** start **

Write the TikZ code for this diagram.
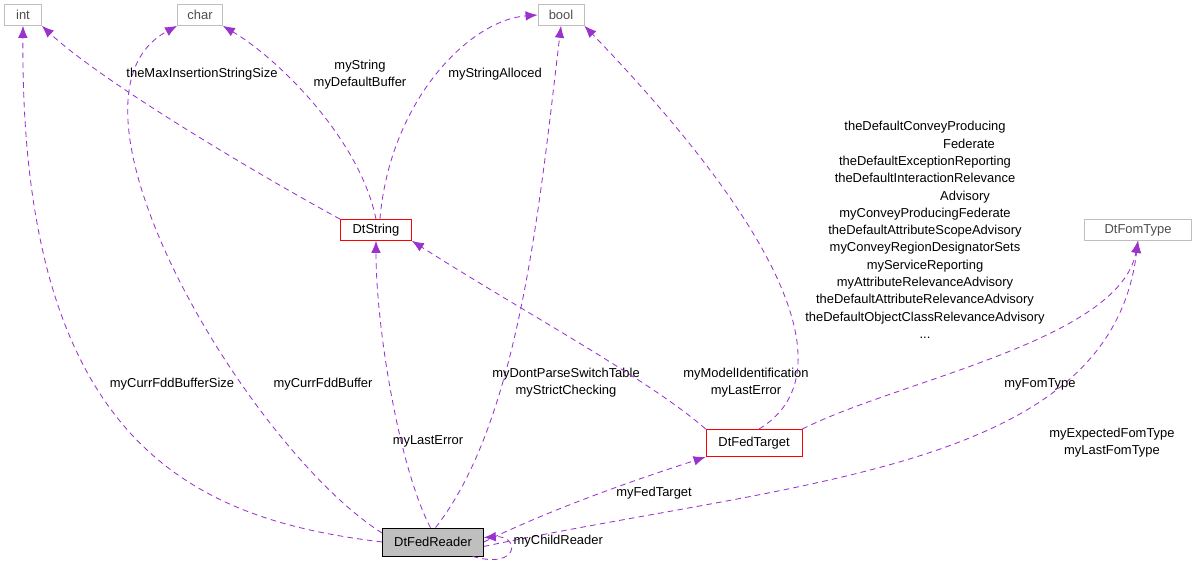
\documentclass[tikz,border=0pt]{standalone}
\usepackage{fontspec}
\setmainfont{Liberation Sans}
\usetikzlibrary{arrows.meta, positioning}
\definecolor{edgecol}{HTML}{9A32CD}
\definecolor{boxgray}{HTML}{BFBFBF}
\tikzset{
    x=0.025cm, y=-0.025cm,
    font=\fontsize{9.2}{12.3}\selectfont,
    cls/.style = {draw=boxgray, line width=0.6pt, inner sep=2.5pt, minimum height=0.52cm, text=black!70}, % plain class box
    red cls/.style = {draw=red, line width=0.6pt, inner sep=2.5pt, minimum height=0.52cm},
    edge/.style = {draw=edgecol, line width=0.6pt, dash pattern=on 4pt off 3pt, -{Latex[length=3mm,width=2.4mm]}},
    lbl/.style = {align=center, inner sep=1pt}
}
\begin{document}
\begin{tikzpicture}
    \useasboundingbox (0,0) rectangle (1196,563);
    \node[cls, minimum width=0.92cm] (int) at (23,15) {int};
    \node[cls, minimum width=1.12cm] (char) at (200,15) {char};
    \node[cls, minimum width=1.15cm] (bool) at (561,15) {bool};
    \node[red cls, minimum width=1.77cm] (dtstring) at (376,230) {DtString};
    \node[cls, minimum width=2.67cm] (dtfomtype) at (1138,230) {DtFomType};
    \node[red cls, minimum width=2.4cm, minimum height=0.68cm] (dtfedtarget) at (754,443) {DtFedTarget};
    \node[draw, line width=0.6pt, fill=boxgray, minimum width=2.52cm, minimum height=0.7cm, inner sep=2.5pt] (dtfedreader) at (433,542) {DtFedReader};
    % edges from DtFedReader
    \draw[edge] (dtfedreader.west) .. controls (200,520) and (20,450) .. (int.south);
    \node[lbl] at (172,384) {myCurrFddBufferSize};
    \draw[edge] (dtfedreader.170) .. controls (250,450) and (40,100) .. (char.south west);
    \node[lbl] at (323,384) {myCurrFddBuffer};
    \draw[edge] (dtfedreader.100) .. controls (400,470) and (376,330) .. (dtstring.south);
    \node[lbl] at (428,441) {myLastError};
    \draw[edge] (dtfedreader.80) .. controls (520,420) and (540,200) .. (bool.south);
    \node[lbl] at (566,383) {myDontParseSwitchTable\\myStrictChecking};
    \draw[edge] (dtfedreader.east) .. controls (560,505) and (650,475) .. (dtfedtarget.south west);
    \node[lbl] at (654,493) {myFedTarget};
    \draw[edge] (dtfedreader.-5) .. controls (800,480) and (1110,470) .. (dtfomtype.south);
    \node[lbl] at (1112,443) {myExpectedFomType\\myLastFomType};
    \draw[edge] (dtfedreader.-20) .. controls (520,570) and (520,535) .. (dtfedreader.5);
    \node[lbl, anchor=west] at (512,541) {myChildReader};
    % edges from DtString
    \draw[edge] (dtstring.north west) .. controls (250,170) and (100,80) .. (int.south east);
    \node[lbl] at (202,74) {theMaxInsertionStringSize};
    \draw[edge] (dtstring.north) .. controls (360,140) and (280,60) .. (char.south east);
    \node[lbl] at (360,75) {myString\\myDefaultBuffer};
    \draw[edge] (dtstring.70) .. controls (390,100) and (470,20) .. (bool.west);
    \node[lbl] at (495,74) {myStringAlloced};
    % edges from DtFedTarget
    \draw[edge] (dtfedtarget.north west) .. controls (650,380) and (520,310) .. (dtstring.south east);
    \node[lbl] at (746,383) {myModelIdentification\\myLastError};
    \draw[edge] (dtfedtarget.70) .. controls (840,380) and (800,250) .. (bool.south east);
    \node[lbl] at (925,230) {theDefaultConveyProducing\\\hspace*{2.2cm}Federate\\theDefaultExceptionReporting\\theDefaultInteractionRelevance\\\hspace*{2cm}Advisory\\myConveyProducingFederate\\theDefaultAttributeScopeAdvisory\\myConveyRegionDesignatorSets\\myServiceReporting\\myAttributeRelevanceAdvisory\\theDefaultAttributeRelevanceAdvisory\\theDefaultObjectClassRelevanceAdvisory\\...};
    \draw[edge] (dtfedtarget.north east) .. controls (900,380) and (1120,340) .. (dtfomtype.south);
    \node[lbl] at (1040,384) {myFomType};
\end{tikzpicture}
\end{document}
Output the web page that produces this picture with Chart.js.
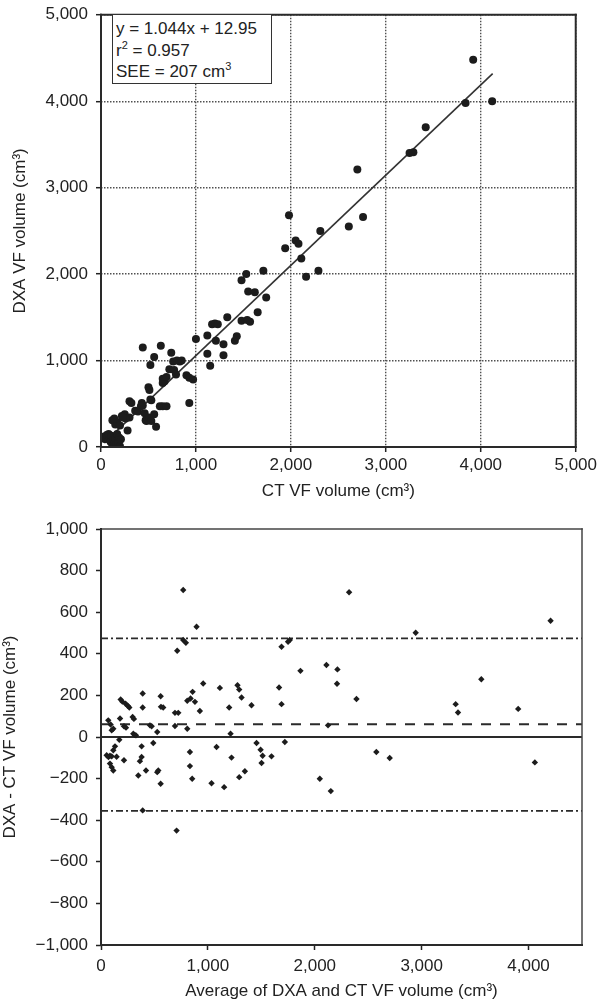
<!DOCTYPE html>
<html>
<head>
<meta charset="utf-8">
<script src="https://cdn.jsdelivr.net/npm/chart.js@4.4.1/dist/chart.umd.min.js"></script>
<style>
  html, body { margin: 0; padding: 0; background: #fff; }
  body { width: 600px; height: 1003px; position: relative; overflow: hidden; font-family: "Liberation Sans", Arial, sans-serif; }
  canvas { position: absolute; left: 0; }
  #top { top: 0; }
  #bottom { top: 500px; }
  #stats {
    position: absolute; left: 112px; top: 14px; width: 160px; height: 70px;
    box-sizing: border-box; border: 1.5px solid #333; background: #fff;
    font-size: 17px; line-height: 21.5px; color: #222; padding: 3px 0 0 3px;
  }
  #stats sup { font-size: 11px; line-height: 0; vertical-align: 7px; }
</style>
</head>
<body>
<canvas id="top" width="600" height="500"></canvas>
<canvas id="bottom" width="600" height="503"></canvas>
<div id="stats">y = 1.044x + 12.95<br>r<sup>2</sup> = 0.957<br>SEE = 207 cm<sup>3</sup></div>
<script>
// top panel: CT vs DXA visceral fat volume (cm3)
const ctVolume = [
  20, 40, 60, 80, 100, 110, 120, 130, 140, 150, 160, 170, 180, 190, 200, 210,
  120, 150, 170, 140, 200, 220, 250, 280, 300, 260, 230,
  300, 320, 360, 390, 420, 430, 440, 460, 470, 480, 510, 530, 560, 580, 500, 510, 530, 520,
  620, 650, 690, 440, 560, 630, 520, 650, 670, 650, 690,
  720, 770, 790, 740, 760, 800, 830, 850, 900, 930, 970, 930, 1000,
  1120, 1120, 1150, 1170, 1200, 1230, 1210, 1290, 1290, 1330, 1410, 1430, 1480, 1530,
  1480, 1540, 1570, 1550, 1620, 1650, 1710, 1740,
  1940, 1980, 2050, 2080, 2110, 2160, 2290, 2310, 2610, 2700, 2760, 3250, 3290, 3420,
  3840, 3920, 4120
];
const dxaVolume = [
  120, 90, 140, 150, 60, 130, 20, 80, 40, 100, 30, 150, 60, 110, 10, 90,
  310, 260, 290, 330, 250, 360, 380, 190, 340, 330, 340,
  530, 510, 420, 410, 470, 510, 480, 390, 310, 300, 340, 300, 380, 235, 690, 660, 540, 550,
  470, 470, 470, 1150, 1040, 1170, 950, 790, 760, 740, 810,
  900, 890, 840, 1090, 990, 1000, 990, 1000, 830, 800, 780, 510, 1250,
  1290, 1080, 940, 1420, 1430, 1420, 1230, 1190, 1060, 1500, 1230, 1280, 1930, 2000,
  1460, 1470, 1450, 1800, 1790, 1560, 2040, 1730,
  2300, 2680, 2390, 2350, 2180, 1970, 2040, 2500, 2550, 3210, 2660, 3400, 3410, 3700,
  3980, 4480, 4000
];
// regression line end points, as drawn
const fitCt = [35, 4125];
const fitDxa = [50, 4320];
const topTicks = [0, 1000, 2000, 3000, 4000, 5000];

// bottom panel: Bland-Altman
const avgVolume = [
  68, 90, 115, 100, 178, 215, 234, 184, 200, 230, 265, 250, 296, 308, 302, 315, 327,
  390, 390, 458, 474, 558, 561, 582, 526, 692, 723, 692, 807, 713, 769, 794, 769, 894,
  956, 857, 838, 807, 879, 925, 1112, 1199, 1212, 1277, 1293, 1315, 1408, 1666, 1689,
  1689, 1750, 1766, 1866, 2109, 2212, 2208, 2390, 2124, 2321, 2944, 4206, 3558, 3318,
  3340, 3903,
  53, 70, 84, 100, 115, 131, 146, 84, 100, 115, 171, 215, 349, 380, 380, 364, 421, 489,
  526, 536, 558, 390, 707, 832, 832, 853, 1034, 1152, 1081, 1221, 1293, 1346, 1455,
  1493, 1512, 1502, 1595, 1720, 2047, 2150, 2576, 2701, 4059
];
const diffVolume = [
  80, 60, 40, 32, 89, 52, 45, 180, 170, 160, 142, 150, 96, 87, 16, 10, 8,
  209, 142, 56, 52, 196, 145, 142, 24, 116, 116, 53, 40, 415, 466, 453, 707, 530,
  257, 217, 185, 174, 169, 125, 236, 142, 16, 249, 228, 190, 153, 238, 158,
  434, 458, 466, 318, 346, 325, 256, 183, 56, 696, 501, 559, 278, 158,
  118, 135,
  -88, -96, -90, -93, -64, -45, -95, -128, -145, -161, -13, -112, -185, -45, -96, -116, -161, -29,
  -169, -161, -225, -353, -450, -72, -140, -201, -222, -241, -48, -99, -193, -165, -29,
  -61, -90, -125, -93, -24, -201, -260, -72, -101, -122
];
const avgRange = [0, 4500];
const meanDiff = 61;
const loaUpper = 474;
const loaLower = -355;
const bottomXTicks = [0, 1000, 2000, 3000, 4000];

const ink = '#222';
const fam = '"Liberation Sans", Arial, sans-serif';
const tickFont = { family: fam, size: 17, lineHeight: 0.8 };
const xTickFont = { family: fam, size: 17, lineHeight: 1.2 };
const titleFont = { family: fam, size: 17, lineHeight: 1 };
const fmt = v => (v < 0 ? '\u2212' : '') + Math.abs(v).toLocaleString('en-US');

// draws the box round the plot area
const frame = {
  id: 'frame',
  afterDraw(chart, args, opts) {
    const { ctx, chartArea: a } = chart;
    ctx.save();
    ctx.lineCap = 'square';
    const side = (w, c, x1, y1, x2, y2) => {
      ctx.lineWidth = w; ctx.strokeStyle = c;
      ctx.beginPath(); ctx.moveTo(x1, y1); ctx.lineTo(x2, y2); ctx.stroke();
    };
    side(opts.outer, opts.outerColor, a.left, a.top, a.right, a.top);
    side(opts.outer, opts.outerColor, a.right, a.top, a.right, a.bottom);
    side(2, '#2a2a2a', a.left, a.top, a.left, a.bottom);
    side(2, '#2a2a2a', a.left, a.bottom, a.right, a.bottom);
    ctx.restore();
  }
};

Chart.defaults.animation = false;
Chart.defaults.color = ink;

new Chart(document.getElementById('top'), {
  type: 'scatter',
  data: {
    datasets: [
      {
        data: ctVolume.map((x, i) => ({ x, y: dxaVolume[i] })),
        pointStyle: 'circle', pointRadius: 4, backgroundColor: '#1c1c1c', borderWidth: 0, order: 0
      },
      {
        type: 'line',
        data: fitCt.map((x, i) => ({ x, y: fitDxa[i] })),
        borderColor: '#333', borderWidth: 1.6, pointRadius: 0, order: 1
      }
    ]
  },
  options: {
    responsive: false,
    devicePixelRatio: 1,
    layout: { padding: { top: 7, right: 24, bottom: 0, left: 0 } },
    plugins: { legend: { display: false }, tooltip: { enabled: false },
      frame: { outer: 2, outerColor: '#2a2a2a' } },
    scales: {
      x: {
        type: 'linear', min: 0, max: 5000,
        afterBuildTicks: s => { s.ticks = topTicks.map(value => ({ value })); },
        ticks: { font: xTickFont, color: ink, padding: 3, maxRotation: 0, callback: fmt },
        grid: { color: '#505050', lineWidth: 1.4, tickColor: ink, tickLength: 5, tickWidth: 1.5, tickBorderDash: [] },
        border: { display: false, dash: [1.5, 1.5] },
        title: { display: true, text: 'CT VF volume (cm\u00b3)', color: ink, font: titleFont, padding: { top: 0, bottom: 0 } },
        afterFit: s => { s.height = 53; }
      },
      y: {
        type: 'linear', min: 0, max: 5000,
        afterBuildTicks: s => { s.ticks = topTicks.map(value => ({ value })); },
        ticks: { font: tickFont, color: ink, padding: 8, callback: fmt },
        grid: { color: '#505050', lineWidth: 1.4, tickColor: ink, tickLength: 5, tickWidth: 1.5, tickBorderDash: [] },
        border: { display: false, dash: [1.5, 1.5] },
        title: { display: true, text: 'DXA VF volume (cm\u00b3)', color: ink, font: titleFont, padding: { top: 11.5, bottom: 0 } },
        afterFit: s => { s.width = 101; }
      }
    }
  },
  plugins: [frame]
});

const refLine = (y, dash, width) => ({
  type: 'line',
  data: avgRange.map(x => ({ x, y })),
  borderColor: '#2a2a2a', borderWidth: width, borderDash: dash, pointRadius: 0, order: 1
});

new Chart(document.getElementById('bottom'), {
  type: 'scatter',
  data: {
    datasets: [
      {
        data: avgVolume.map((x, i) => ({ x, y: diffVolume[i] })),
        pointStyle: 'rectRot', pointRadius: 3.2, backgroundColor: '#1c1c1c', borderWidth: 0, order: 0
      },
      refLine(0, [], 2),
      refLine(meanDiff, [10, 9], 2),
      refLine(loaUpper, [7, 3, 2, 3], 1.8),
      refLine(loaLower, [7, 3, 2, 3], 1.8)
    ]
  },
  options: {
    responsive: false,
    devicePixelRatio: 1,
    layout: { padding: { top: 29, right: 18, bottom: 0, left: 0 } },
    plugins: { legend: { display: false }, tooltip: { enabled: false },
      frame: { outer: 1.5, outerColor: '#444' } },
    scales: {
      x: {
        type: 'linear', min: 0, max: 4500,
        afterBuildTicks: s => { s.ticks = bottomXTicks.map(value => ({ value })); },
        ticks: { font: xTickFont, color: ink, padding: 6, maxRotation: 0, callback: fmt },
        grid: { drawOnChartArea: false, tickColor: ink, tickLength: 5, tickWidth: 1.5 },
        border: { display: false },
        title: { display: true, text: 'Average of DXA and CT VF volume (cm\u00b3)', color: ink, font: titleFont, padding: { top: 0, bottom: 2.8 } },
        afterFit: s => { s.height = 58; }
      },
      y: {
        type: 'linear', min: -1000, max: 1000,
        ticks: { stepSize: 200, font: tickFont, color: ink, padding: 8, callback: fmt },
        grid: { drawOnChartArea: false, tickColor: ink, tickLength: 5, tickWidth: 1.5 },
        border: { display: false },
        title: { display: true, text: 'DXA - CT VF volume (cm\u00b3)', color: ink, font: titleFont, padding: { top: 1.5, bottom: 0 } },
        afterFit: s => { s.width = 101; }
      }
    }
  },
  plugins: [frame]
});
</script>
</body>
</html>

** end **

● What the exercise asks
Look through the entries above for the word "this". Copy every line where it shows up.

● Right answer
Write the TikZ code for this diagram.
Output the web page that produces this picture with Chart.js.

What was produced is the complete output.